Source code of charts

▽

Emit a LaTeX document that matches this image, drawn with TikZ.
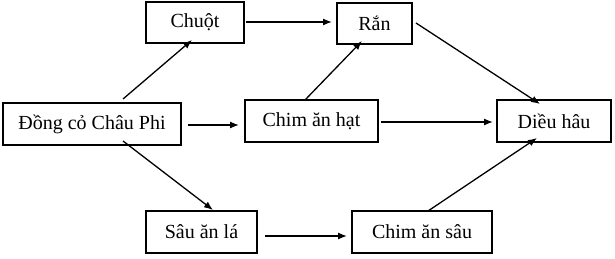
\documentclass[tikz,border=0pt]{standalone}
\usepackage{fontspec}
\setmainfont{Liberation Serif}
\usetikzlibrary{arrows.meta}
\begin{document}
\begin{tikzpicture}[x=1pt,y=-1pt,
  box/.style={draw,line width=2pt,rectangle,inner sep=0pt,font=\fontsize{20}{24}\selectfont},
  arr/.style={line width=1.3pt,-{Latex[length=9pt,width=7pt]}}]
\useasboundingbox (0,0) rectangle (615,259);
\node[box,minimum width=98pt,minimum height=41pt] (chuot) at (195,22.5) {Chuột};
\node[box,minimum width=75pt,minimum height=41pt] (ran) at (374.5,23.5) {Rắn};
\node[box,minimum width=178pt,minimum height=42pt] (dong) at (92,124) {Đồng cỏ Châu Phi};
\node[box,minimum width=133pt,minimum height=42pt] (hat) at (311.5,121) {Chim ăn hạt};
\node[box,minimum width=114pt,minimum height=42pt] (dieu) at (554,121) {Diều hâu};
\node[box,minimum width=111pt,minimum height=42pt] (sau) at (201.5,232) {Sâu ăn lá};
\node[box,minimum width=140pt,minimum height=42pt] (csau) at (422,232) {Chim ăn sâu};
\draw[arr] (dong.north)++(31,-3) coordinate (a1) (a1) -- ([yshift=4pt]chuot.south -| 192,0);
\draw[arr] ([xshift=1pt]chuot.east |- 0,22) -- ([xshift=-4pt]ran.west |- 0,22);
\draw[arr] ([yshift=-1pt]hat.north -| 305,0) -- ([yshift=4pt]ran.south -| 362,0);
\draw[arr] ([xshift=3pt,yshift=5pt]ran.north east |- 0,28) -- ([yshift=-5pt]dieu.north -| 540,0);
\draw[arr] ([xshift=6pt]dong.east |- 0,125) -- ([xshift=-5pt]hat.west |- 0,125);
\draw[arr] ([xshift=2pt]hat.east |- 0,122) -- ([xshift=-3pt]dieu.west |- 0,122);
\draw[arr] ([yshift=5pt]dong.south -| 123,0) -- (sau.north -| 213,0);
\draw[arr] ([xshift=7pt]sau.east |- 0,236) -- ([xshift=-4pt]csau.west |- 0,236);
\draw[arr] ([yshift=-1pt]csau.north -| 428,0) -- ([yshift=5pt]dieu.south -| 537,0);
\end{tikzpicture}
\end{document}
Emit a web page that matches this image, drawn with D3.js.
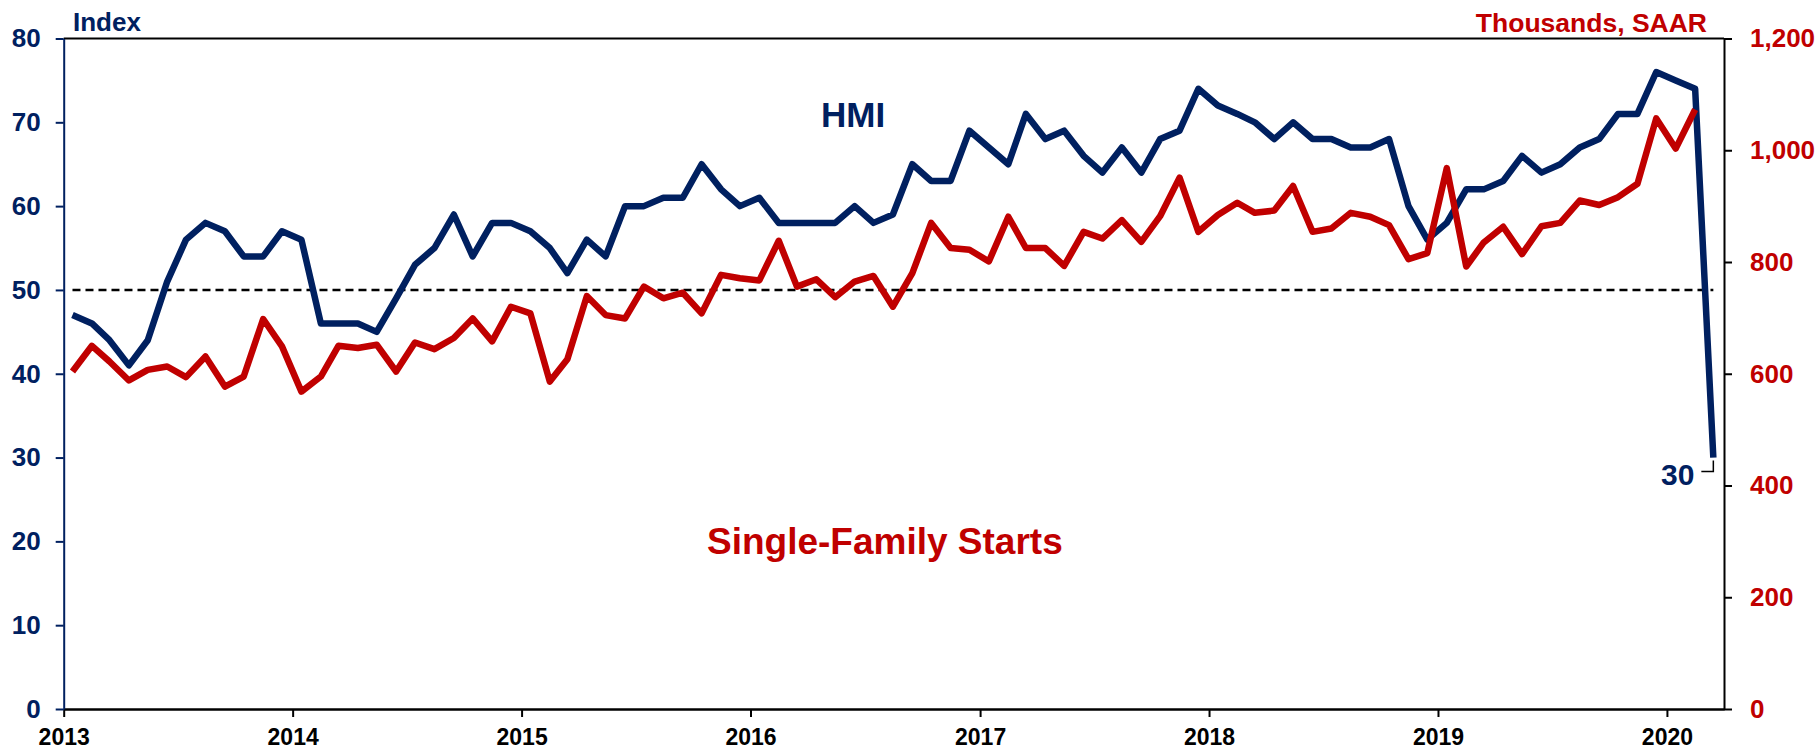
<!DOCTYPE html>
<html>
<head>
<meta charset="utf-8">
<script src="https://cdn.jsdelivr.net/npm/d3@7"></script>
<style>
  body { margin: 0; background: #fff; }
  text { font-family: "Liberation Sans", Arial, sans-serif; font-weight: bold; }
</style>
</head>
<body>
<div id="chart"></div>
<script>
// NAHB housing market index (left axis) vs single-family starts (right axis), monthly from Jan 2013
const hmiValues = [
  47, 46, 44, 41, 44, 51, 56, 58, 57, 54, 54, 57,
  56, 46, 46, 46, 45, 49, 53, 55, 59, 54, 58, 58,
  57, 55, 52, 56, 54, 60, 60, 61, 61, 65, 62, 60,
  61, 58, 58, 58, 58, 60, 58, 59, 65, 63, 63, 69,
  67, 65, 71, 68, 69, 66, 64, 67, 64, 68, 69, 74,
  72, 71, 70, 68, 70, 68, 68, 67, 67, 68, 60, 56,
  58, 62, 62, 63, 66, 64, 65, 67, 68, 71, 71, 76,
  75, 74, 30
];
const startsValues = [
  604, 650, 622, 588, 607, 613, 594, 631, 577, 595, 698, 649,
  568, 595, 650, 646, 652, 604, 656, 644, 664, 699, 658, 720,
  708, 586, 626, 739, 705, 699, 756, 735, 745, 708, 777, 771,
  767, 838, 756, 769, 737, 765, 775, 720, 780, 870, 825, 822,
  801, 881, 825, 825, 793, 854, 842, 875, 836, 882, 951, 854,
  884, 906, 888, 892, 936, 854, 860, 888, 881, 866, 805, 816,
  968, 792, 835, 863, 814, 864, 870, 910, 902, 916, 940, 1057,
  1003, 1073
];
const yearTicks = [2013, 2014, 2015, 2016, 2017, 2018, 2019, 2020];
const leftTicks = [0, 10, 20, 30, 40, 50, 60, 70, 80];
const rightTicks = [0, 200, 400, 600, 800, 1000, 1200];
const neutralLevel = 50;

const width = 1817, height = 753;
const navy = "#002060", red = "#c00000";
const plotLeft = 63.7, plotRight = 1724, plotTop = 38.5, plotBottom = 709;

// points sit at mid-month
const dateOf = i => new Date(2013, i, 15);

let x = d3.scaleTime()
  .domain([new Date(2013, 0, 1), new Date(2020, 3, 1)])
  .range([plotLeft, plotRight]);
let yL = d3.scaleLinear().domain([0, 80]).range([plotBottom, plotTop]);
let yR = d3.scaleLinear().domain([0, 1200]).range([plotBottom, plotTop]);

const svg = d3.select("#chart").append("svg")
  .attr("width", width)
  .attr("height", height);

svg.append("rect").attr("width", width).attr("height", height).attr("fill", "#fff");

// top frame line
svg.append("line")
  .attr("x1", plotLeft).attr("x2", plotRight)
  .attr("y1", plotTop).attr("y2", plotTop)
  .attr("stroke", "#000").attr("stroke-width", 2);

// axes
let xAxis = svg.append("g")
  .attr("transform", `translate(0,${plotBottom})`)
  .call(d3.axisBottom(x)
    .tickValues(yearTicks.map(y => new Date(y, 0, 1)))
    .tickFormat(d3.timeFormat("%Y"))
    .tickSize(8).tickSizeOuter(0).tickPadding(12));
xAxis.select(".domain").attr("stroke", "#000").attr("stroke-width", 2.5);
xAxis.selectAll(".tick line").attr("stroke", "#000").attr("stroke-width", 2);
xAxis.selectAll(".tick text").attr("fill", "#000").style("font-size", "23px");

let leftAxis = svg.append("g")
  .attr("transform", `translate(${plotLeft},0)`)
  .call(d3.axisLeft(yL).tickValues(leftTicks).tickSize(8).tickSizeOuter(0).tickPadding(15));
leftAxis.select(".domain").attr("stroke", navy).attr("stroke-width", 2);
leftAxis.selectAll(".tick line").attr("stroke", navy).attr("stroke-width", 2);
leftAxis.selectAll(".tick text").attr("fill", navy).style("font-size", "26px");

let rightAxis = svg.append("g")
  .attr("transform", `translate(${plotRight},0)`)
  .call(d3.axisRight(yR).tickValues(rightTicks).tickFormat(d3.format(",")).tickSize(8).tickSizeOuter(0).tickPadding(18));
rightAxis.select(".domain").attr("stroke", "#000").attr("stroke-width", 2);
rightAxis.selectAll(".tick line").attr("stroke", "#000").attr("stroke-width", 2);
rightAxis.selectAll(".tick text").attr("fill", red).style("font-size", "26px");

// 50 = neutral line
svg.append("line")
  .attr("x1", x(dateOf(0))).attr("x2", x(dateOf(hmiValues.length - 1)))
  .attr("y1", yL(neutralLevel)).attr("y2", yL(neutralLevel))
  .attr("stroke", "#000").attr("stroke-width", 2.5)
  .attr("stroke-dasharray", "8,5");

let hmiLine = d3.line().x((d, i) => x(dateOf(i))).y(d => yL(d));
let startsLine = d3.line().x((d, i) => x(dateOf(i))).y(d => yR(d));

svg.append("path")
  .datum(hmiValues)
  .attr("d", hmiLine)
  .attr("fill", "none").attr("stroke", navy).attr("stroke-width", 6.5)
  .attr("stroke-linejoin", "round");

svg.append("path")
  .datum(startsValues)
  .attr("d", startsLine)
  .attr("fill", "none").attr("stroke", red).attr("stroke-width", 6.5)
  .attr("stroke-linejoin", "round");

// labels
svg.append("text").attr("x", 73).attr("y", 31).attr("fill", navy)
  .style("font-size", "26px").text("Index");
svg.append("text").attr("x", 1707).attr("y", 32).attr("fill", red)
  .attr("text-anchor", "end").style("font-size", "26.5px").text("Thousands, SAAR");
svg.append("text").attr("x", 821).attr("y", 127).attr("fill", navy)
  .style("font-size", "35px").text("HMI");
svg.append("text").attr("x", 707).attr("y", 554).attr("fill", red)
  .style("font-size", "37px").text("Single-Family Starts");

// callout for the latest HMI reading
let lastI = hmiValues.length - 1;
let px = x(dateOf(lastI)), py = yL(hmiValues[lastI]);
svg.append("path")
  .attr("d", `M${px - 12},${py + 14}H${px}V${py + 3}`)
  .attr("fill", "none").attr("stroke", "#000").attr("stroke-width", 1.5);
svg.append("text").attr("x", px - 19).attr("y", py + 27).attr("fill", navy)
  .attr("text-anchor", "end").style("font-size", "30px").text(hmiValues[lastI]);
</script>
</body>
</html>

△

▸ **Instructions for the task**
Copy out all lines from the material above that contain the string "this".

▸ **Written answer**
Emit a LaTeX document that matches this image, drawn with TikZ.
Emit a web page that matches this image, drawn with D3.js.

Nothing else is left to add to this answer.